I’ll be honest: I wasn’t an early believer. When AI tools started showing up in project management circles, my instinct was the same one a lot of experienced PMs had — this is a solution looking for a problem. I’d spent years building systems around human judgment, stakeholder intuition, and hard-won pattern recognition. What exactly was a language model going to teach me about running a complex program? That skepticism lasted until it didn’t. And what changed it wasn’t a product demo. It was watching the tool surface something my team and I had genuinely missed.

The shift happened gradually. We started using AI for the things that felt low-risk: drafting status reports, summarizing meeting notes, pulling together risk registers from scattered inputs. Nothing groundbreaking, but it was freeing up time. Then something unexpected happened in our team discussions. With less time spent on the mechanical side of tracking and reporting, people started talking differently in meetings. More strategic. More curious. We were having the conversations we’d always meant to have but never had the headspace for. That wasn’t the outcome I’d planned for. It just emerged.

What I came to understand — slowly, through actual use rather than theory — is that AI in project management isn’t about replacing the decisions you make. It’s about improving the quality of the thinking you bring to those decisions. AI is extraordinarily good at processing large volumes of project data, identifying patterns across workstreams, and flagging inconsistencies you wouldn’t catch scanning a status deck. What it can’t do is read the room. It doesn’t know that the stakeholder who went quiet in the last steering committee is actually signaling something important.
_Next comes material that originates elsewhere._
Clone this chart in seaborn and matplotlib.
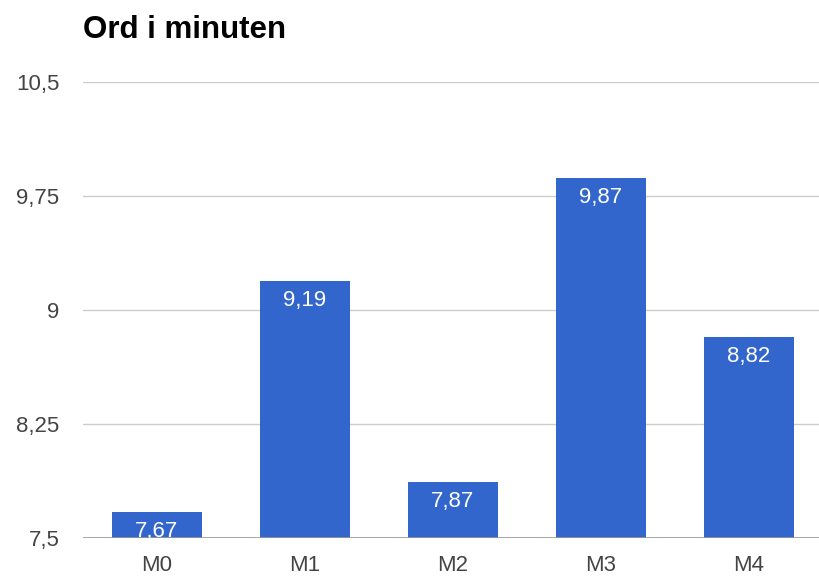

That’s still yours to read.

The temptation when you start seeing results is to integrate everything. Every new AI tool, every capability your vendor announces. I made that mistake early on and it created noise rather than clarity. The teams that use AI most effectively aren’t the ones who use the most tools. They’re the ones who’ve thought carefully about where human judgment is irreplaceable and where it’s being wasted on tasks that don’t actually need it.

What I know now is that AI made me a sharper PM, but not in the way I expected. It didn’t automate the hard parts. It gave me more time to be present for them. And that, in a delivery role where your most important asset is your attention, turns out to be the whole game.